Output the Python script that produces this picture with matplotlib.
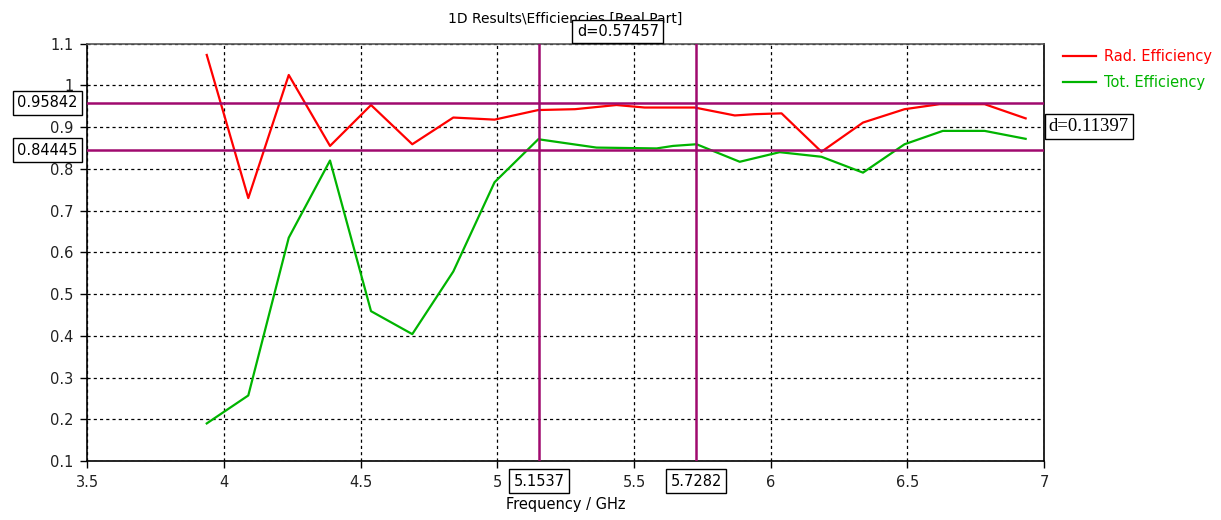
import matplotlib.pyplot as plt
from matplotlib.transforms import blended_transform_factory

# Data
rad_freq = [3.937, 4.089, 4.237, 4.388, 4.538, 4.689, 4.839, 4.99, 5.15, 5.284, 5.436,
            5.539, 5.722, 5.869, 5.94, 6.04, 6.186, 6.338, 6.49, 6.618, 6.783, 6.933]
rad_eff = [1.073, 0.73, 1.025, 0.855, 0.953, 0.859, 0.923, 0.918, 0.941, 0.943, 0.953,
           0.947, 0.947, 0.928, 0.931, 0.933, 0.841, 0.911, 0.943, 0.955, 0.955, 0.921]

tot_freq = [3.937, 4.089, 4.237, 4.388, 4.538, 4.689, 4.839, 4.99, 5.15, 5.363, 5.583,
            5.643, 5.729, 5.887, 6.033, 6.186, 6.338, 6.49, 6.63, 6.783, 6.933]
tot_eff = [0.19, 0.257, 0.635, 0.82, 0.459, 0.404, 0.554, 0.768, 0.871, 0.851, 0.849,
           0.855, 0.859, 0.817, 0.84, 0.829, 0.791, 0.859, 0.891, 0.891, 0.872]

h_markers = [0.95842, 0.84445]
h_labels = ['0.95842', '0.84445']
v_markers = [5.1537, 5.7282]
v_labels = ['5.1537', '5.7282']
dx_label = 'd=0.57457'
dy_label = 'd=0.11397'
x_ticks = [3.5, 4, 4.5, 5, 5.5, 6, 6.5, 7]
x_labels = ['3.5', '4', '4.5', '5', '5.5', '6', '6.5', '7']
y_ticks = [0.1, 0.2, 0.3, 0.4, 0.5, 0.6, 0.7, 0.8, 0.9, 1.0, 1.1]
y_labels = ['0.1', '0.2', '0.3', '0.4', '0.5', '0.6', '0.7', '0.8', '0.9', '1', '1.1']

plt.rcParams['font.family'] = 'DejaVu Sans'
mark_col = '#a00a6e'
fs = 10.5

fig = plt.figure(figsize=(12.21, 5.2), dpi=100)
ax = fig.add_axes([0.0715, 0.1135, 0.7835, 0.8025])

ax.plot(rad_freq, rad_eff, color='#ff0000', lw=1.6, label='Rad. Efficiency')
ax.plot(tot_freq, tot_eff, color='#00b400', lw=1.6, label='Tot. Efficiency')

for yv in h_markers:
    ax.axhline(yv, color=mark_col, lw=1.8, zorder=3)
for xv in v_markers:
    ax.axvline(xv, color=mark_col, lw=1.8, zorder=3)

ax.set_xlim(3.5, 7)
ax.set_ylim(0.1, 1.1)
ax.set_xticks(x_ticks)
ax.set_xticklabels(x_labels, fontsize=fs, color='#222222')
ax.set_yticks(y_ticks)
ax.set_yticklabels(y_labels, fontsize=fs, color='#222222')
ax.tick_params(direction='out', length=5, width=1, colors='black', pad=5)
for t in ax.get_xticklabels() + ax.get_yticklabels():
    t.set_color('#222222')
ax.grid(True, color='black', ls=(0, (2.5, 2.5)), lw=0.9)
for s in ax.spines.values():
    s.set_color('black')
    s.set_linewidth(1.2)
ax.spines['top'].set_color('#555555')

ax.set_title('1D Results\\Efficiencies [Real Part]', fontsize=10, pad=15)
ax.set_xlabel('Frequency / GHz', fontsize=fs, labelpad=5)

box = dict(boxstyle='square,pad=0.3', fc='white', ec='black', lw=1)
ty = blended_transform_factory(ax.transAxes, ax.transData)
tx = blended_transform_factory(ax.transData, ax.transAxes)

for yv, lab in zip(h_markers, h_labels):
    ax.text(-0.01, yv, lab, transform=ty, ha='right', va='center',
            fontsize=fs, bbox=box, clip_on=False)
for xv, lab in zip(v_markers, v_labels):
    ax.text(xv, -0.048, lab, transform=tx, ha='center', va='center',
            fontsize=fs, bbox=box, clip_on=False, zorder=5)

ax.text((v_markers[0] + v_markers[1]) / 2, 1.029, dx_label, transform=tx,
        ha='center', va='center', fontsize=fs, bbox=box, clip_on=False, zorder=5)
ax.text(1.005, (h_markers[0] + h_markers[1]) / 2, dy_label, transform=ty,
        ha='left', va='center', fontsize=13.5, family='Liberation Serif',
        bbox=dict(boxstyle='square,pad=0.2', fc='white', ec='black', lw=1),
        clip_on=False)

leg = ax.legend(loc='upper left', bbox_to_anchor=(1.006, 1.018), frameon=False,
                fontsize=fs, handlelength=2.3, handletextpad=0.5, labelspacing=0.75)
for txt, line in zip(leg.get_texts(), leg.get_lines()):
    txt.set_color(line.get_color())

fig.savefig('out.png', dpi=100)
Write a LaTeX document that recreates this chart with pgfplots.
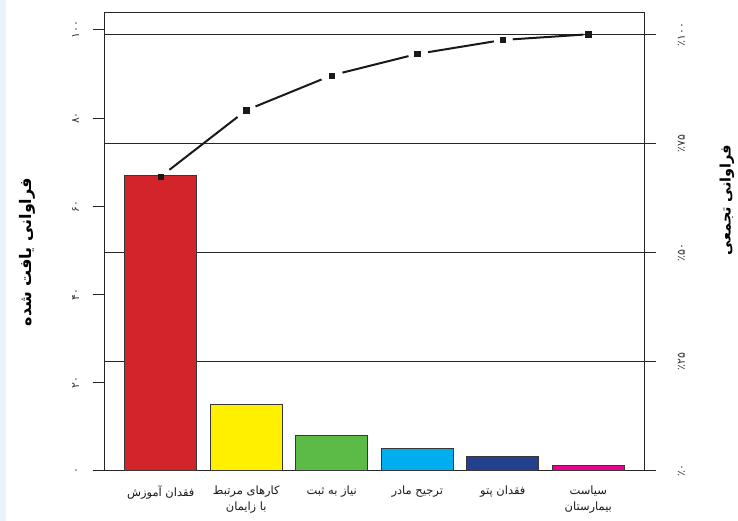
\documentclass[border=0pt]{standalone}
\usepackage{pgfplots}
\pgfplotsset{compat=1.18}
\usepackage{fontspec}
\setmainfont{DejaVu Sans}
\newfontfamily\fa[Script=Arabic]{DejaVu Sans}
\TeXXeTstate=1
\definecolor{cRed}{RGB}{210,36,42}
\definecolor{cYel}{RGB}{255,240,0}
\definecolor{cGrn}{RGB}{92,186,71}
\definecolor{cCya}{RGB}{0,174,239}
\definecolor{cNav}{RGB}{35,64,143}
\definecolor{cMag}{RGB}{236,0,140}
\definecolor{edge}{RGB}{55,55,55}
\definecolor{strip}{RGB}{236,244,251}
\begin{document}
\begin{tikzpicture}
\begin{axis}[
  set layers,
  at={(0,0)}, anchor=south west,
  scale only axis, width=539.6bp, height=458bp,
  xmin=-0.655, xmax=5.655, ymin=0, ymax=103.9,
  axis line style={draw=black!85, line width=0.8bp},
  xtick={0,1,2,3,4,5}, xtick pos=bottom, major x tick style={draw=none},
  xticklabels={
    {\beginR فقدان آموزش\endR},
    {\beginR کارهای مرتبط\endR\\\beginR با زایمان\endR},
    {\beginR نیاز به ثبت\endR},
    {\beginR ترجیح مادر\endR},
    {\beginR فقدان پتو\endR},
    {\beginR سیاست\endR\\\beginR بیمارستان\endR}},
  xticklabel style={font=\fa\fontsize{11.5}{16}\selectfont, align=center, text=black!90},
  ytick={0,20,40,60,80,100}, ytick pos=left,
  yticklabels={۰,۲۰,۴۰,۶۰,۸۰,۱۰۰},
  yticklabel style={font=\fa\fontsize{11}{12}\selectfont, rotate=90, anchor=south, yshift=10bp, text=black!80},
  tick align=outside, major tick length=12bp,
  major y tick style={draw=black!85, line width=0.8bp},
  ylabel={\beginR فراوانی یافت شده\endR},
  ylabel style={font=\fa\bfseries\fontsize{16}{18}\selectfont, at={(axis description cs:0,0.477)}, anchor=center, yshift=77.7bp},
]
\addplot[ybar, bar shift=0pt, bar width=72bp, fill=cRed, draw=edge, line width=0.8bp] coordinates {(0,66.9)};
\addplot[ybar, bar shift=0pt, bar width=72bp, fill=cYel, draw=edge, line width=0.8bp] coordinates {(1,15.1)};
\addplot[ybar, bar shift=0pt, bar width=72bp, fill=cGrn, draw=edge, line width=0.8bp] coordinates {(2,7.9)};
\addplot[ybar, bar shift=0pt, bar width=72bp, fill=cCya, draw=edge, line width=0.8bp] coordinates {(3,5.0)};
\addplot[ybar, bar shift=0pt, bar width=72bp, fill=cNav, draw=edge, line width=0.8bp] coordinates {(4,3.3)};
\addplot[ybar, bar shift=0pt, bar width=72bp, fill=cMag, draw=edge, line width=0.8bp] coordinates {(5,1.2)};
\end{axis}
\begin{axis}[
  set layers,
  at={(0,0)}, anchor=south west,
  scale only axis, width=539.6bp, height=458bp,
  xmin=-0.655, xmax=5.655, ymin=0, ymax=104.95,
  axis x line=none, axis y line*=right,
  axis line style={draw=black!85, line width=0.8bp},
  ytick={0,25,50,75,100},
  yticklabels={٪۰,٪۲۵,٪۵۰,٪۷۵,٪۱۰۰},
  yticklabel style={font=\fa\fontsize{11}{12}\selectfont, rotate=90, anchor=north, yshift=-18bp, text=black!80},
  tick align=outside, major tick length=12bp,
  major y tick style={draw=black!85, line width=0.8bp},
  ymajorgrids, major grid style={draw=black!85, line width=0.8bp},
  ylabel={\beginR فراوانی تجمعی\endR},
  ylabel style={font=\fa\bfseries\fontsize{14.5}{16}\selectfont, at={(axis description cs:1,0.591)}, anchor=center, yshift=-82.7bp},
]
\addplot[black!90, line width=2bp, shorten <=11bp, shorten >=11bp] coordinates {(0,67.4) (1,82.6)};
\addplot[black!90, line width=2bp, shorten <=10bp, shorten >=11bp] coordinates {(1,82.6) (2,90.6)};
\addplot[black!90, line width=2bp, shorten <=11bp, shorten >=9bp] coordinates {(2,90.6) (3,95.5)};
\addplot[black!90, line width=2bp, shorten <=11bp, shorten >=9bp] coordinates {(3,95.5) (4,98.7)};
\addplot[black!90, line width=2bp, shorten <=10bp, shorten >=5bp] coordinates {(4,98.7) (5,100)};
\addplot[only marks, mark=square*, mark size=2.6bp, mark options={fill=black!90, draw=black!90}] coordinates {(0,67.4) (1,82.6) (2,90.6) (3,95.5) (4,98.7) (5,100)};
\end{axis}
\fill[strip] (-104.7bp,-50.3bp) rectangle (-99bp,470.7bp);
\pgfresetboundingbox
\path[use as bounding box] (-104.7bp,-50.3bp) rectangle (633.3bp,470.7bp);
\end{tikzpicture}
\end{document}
|---|
WHAT IS EXPECTED
Only lines belong in the copy: transcribe those from the start of the data through the line that contains "0.891, 0.891, 0.872]", and skip the pictures.

EXERCISE RESULT
Output the Python script that produces this picture with matplotlib.
import matplotlib.pyplot as plt
from matplotlib.transforms import blended_transform_factory

# Data
rad_freq = [3.937, 4.089, 4.237, 4.388, 4.538, 4.689, 4.839, 4.99, 5.15, 5.284, 5.436,
            5.539, 5.722, 5.869, 5.94, 6.04, 6.186, 6.338, 6.49, 6.618, 6.783, 6.933]
rad_eff = [1.073, 0.73, 1.025, 0.855, 0.953, 0.859, 0.923, 0.918, 0.941, 0.943, 0.953,
           0.947, 0.947, 0.928, 0.931, 0.933, 0.841, 0.911, 0.943, 0.955, 0.955, 0.921]

tot_freq = [3.937, 4.089, 4.237, 4.388, 4.538, 4.689, 4.839, 4.99, 5.15, 5.363, 5.583,
            5.643, 5.729, 5.887, 6.033, 6.186, 6.338, 6.49, 6.63, 6.783, 6.933]
tot_eff = [0.19, 0.257, 0.635, 0.82, 0.459, 0.404, 0.554, 0.768, 0.871, 0.851, 0.849,
           0.855, 0.859, 0.817, 0.84, 0.829, 0.791, 0.859, 0.891, 0.891, 0.872]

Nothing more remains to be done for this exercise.